Chłopak zmarszczył z zdziwieniu brwi. Pomógł tej dziewczynie, a ona powiedziała mu, że jest nieodpowiedzialny?

— Co? — zapytał. Nie wznosiło się to na wyżyny inteligencji, aczkolwiek tylko tyle udało mu się powiedzieć.

— Dziękuję ci za pomoc, to było naprawdę niesamowite i zachowałeś się jak prawdziwy bohater, ale przy tym tak beztrosko nieodpowiedzialne. Mogło ci się coś stać i czułabym się winna. - Na wzmiankę o bohaterze, usta Petera delikatnie drgnęły, chcąc ułożyć się w uśmiech, jednak powstrzymał ten odruch. Nie chciał się zdradzić, chociaż był pewien, że dziewczyna nie połączyłaby faktów. Mimo to, nie miał jej za głupią. Chociaż nie mógł jej też za bardzo oceniać, bo praktycznie się nie znali. Nieraz widywał ją w pracy, jednakże nie wiedział co tam robi. Może była sprzątaczką? Może asystentką? A może była z jakiegoś cateringu? Nie wiedział, ale też nie interesował się tym zbytnio. Znał dziewczynę tylko z widzenia.

— Pracujesz może w Daily Bugle? Wydaje mi się, że widziałem cię tam kilka razy — zagadnął, chcąc upewnić się w swoich przypuszczeniach. Dziewczyna delikatnie pokiwała głową, nie mając zamiaru dokładniej tłumaczyć co tam robi. Każdy ma jakieś sekrety. — Widziałem cię tam kilka razy. Jesteś Jennifer, prawda? — zapytał Peter. Dziewczyna znów tylko skinęła, zdając się być skrytą i zamkniętą w sobie.
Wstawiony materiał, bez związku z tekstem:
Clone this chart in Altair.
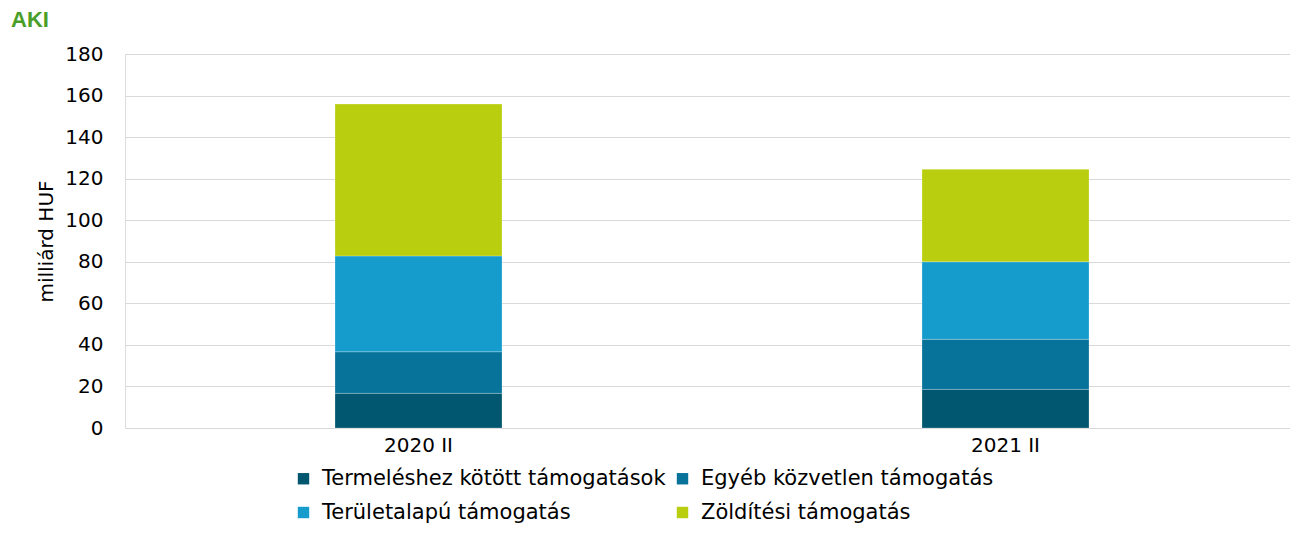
import altair as alt
import pandas as pd

periods = ["2020 II", "2021 II"]
series = [
    "Termeléshez kötött támogatások",
    "Egyéb közvetlen támogatás",
    "Területalapú támogatás",
    "Zöldítési támogatás",
]
colors = ["#00576F", "#07739A", "#159BCC", "#BACE10"]
values = {
    "Termeléshez kötött támogatások": [16.7, 18.6],
    "Egyéb közvetlen támogatás": [20.0, 24.1],
    "Területalapú támogatás": [46.1, 37.3],
    "Zöldítési támogatás": [73.1, 44.5],
}
y_ticks = [0, 20, 40, 60, 80, 100, 120, 140, 160, 180]

rows = []
for si, s in enumerate(series):
    for pi, p in enumerate(periods):
        rows.append({"period": p, "series": s, "value": values[s][pi], "order": si})
df = pd.DataFrame(rows)

FONT = "DejaVu Sans"

bars = alt.Chart(df).mark_bar(size=167, stroke="#ffffff", strokeWidth=0.6, strokeOpacity=0.4).encode(
    x=alt.X("period:N", sort=periods, title=None,
            scale=alt.Scale(paddingInner=0, paddingOuter=0, range=[0, 1174]),
            axis=alt.Axis(labelAngle=0, ticks=False, domain=False, grid=False,
                          labelFont=FONT, labelFontSize=20, labelColor="#000000",
                          labelPadding=7)),
    y=alt.Y("value:Q", stack="zero", title="milliárd HUF",
            scale=alt.Scale(domain=[0, 180], nice=False),
            axis=alt.Axis(values=y_ticks, ticks=False, domain=False, grid=True,
                          gridColor="#d9d9d9", gridWidth=1.2,
                          labelFont=FONT, labelFontSize=20, labelColor="#000000",
                          labelPadding=22, titleFont=FONT, titleFontSize=20,
                          titleFontWeight="normal", titleColor="#000000",
                          titlePadding=8)),
    color=alt.Color("series:N", sort=series,
                    scale=alt.Scale(domain=series, range=colors),
                    legend=alt.Legend(title=None, orient="none", legendX=168, legendY=414,
                                      columns=2, direction="horizontal",
                                      symbolType="square", symbolSize=130,
                                      symbolStrokeWidth=0, symbolOpacity=1,
                                      labelFont=FONT, labelFontSize=21, labelColor="#000000",
                                      labelOffset=8, columnPadding=6, rowPadding=12,
                                      labelLimit=500)),
    order=alt.Order("order:Q", sort="ascending"),
)

logo = alt.Chart(pd.DataFrame({"t": ["AKI"]})).mark_text(
    font="Liberation Sans", fontSize=22, fontWeight="bold",
    color="#4a9e2a", align="left", baseline="middle"
).encode(x=alt.value(-114), y=alt.value(-34), text="t:N")

chart = alt.layer(bars, logo).properties(
    width=1165, height=374,
    autosize=alt.AutoSizeParams(type="none"),
    padding={"left": 117, "top": 46, "right": 0, "bottom": 98},
).configure_view(stroke=None).configure(background="#ffffff")

chart.save("out.html", embed_options={"renderer": "svg", "actions": False})
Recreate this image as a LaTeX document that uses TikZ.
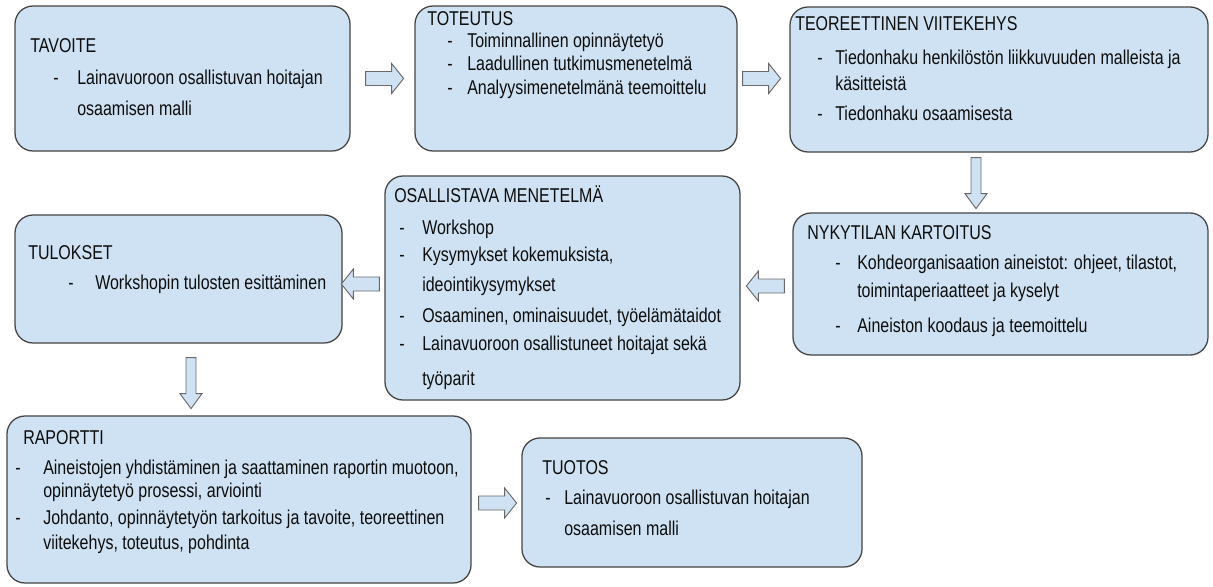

— A ty jesteś Peter. — To nie było pytanie. Dziewczyna miała niezawodną pamięć do twarzy i nazwisk. A w tej znajomości widziała dla siebie wielką szansę. — To ty robisz zdjęcia Spidermanowi.

Chłopak jej przytaknął, próbując przypomnieć sobie jakąkolwiek rozmowę prowadzoną z tą dziewczyną. Gdy żadna myśl nie wpadła mu do głowy, odpuścił.

— Pójdę już — brunet pożegnał się tym zwrotem i już zaczął się odwracać, aby ruszyć do szkoły. Jennifer w panice i lekkim akcie desperacji, chwyciła go za ramię, i tym samym zatrzymała w miejscu. Chłopak odwrócił się do niej z niezrozumieniem wymalowanym na twarzy, a policzki brunetki pokryły się soczystym rumieńcem.

— Ja... — zawachała się dziewczyna, na szybko układając w głowie swoją wypowiedź. — Czy ty znasz go osobiście? — zapytała nieśmiało. Peter od razu domyślił się. o kogo chodziło dziewczynie.

— Rozmawialiśmy raz czy dwa, zapozował mi do paru zdjęć. Tyle — powiedział Parker, grając obojętnego. Często musiał kłamać w tej sprawie, był przyzwyczajony. Brunetka na tę wiadomość posmutniała, zdając sobie sprawę, że opuściła ją kolejna nadzieja, która pojawiła się na myśl o wywiadzie z Pająkiem. — A co?

— W sumie to... Nic ważnego. — Jen westchnęła, po czym pokierowała swoje kroki w kierunku szkoły. Biologia nie mogła czekać.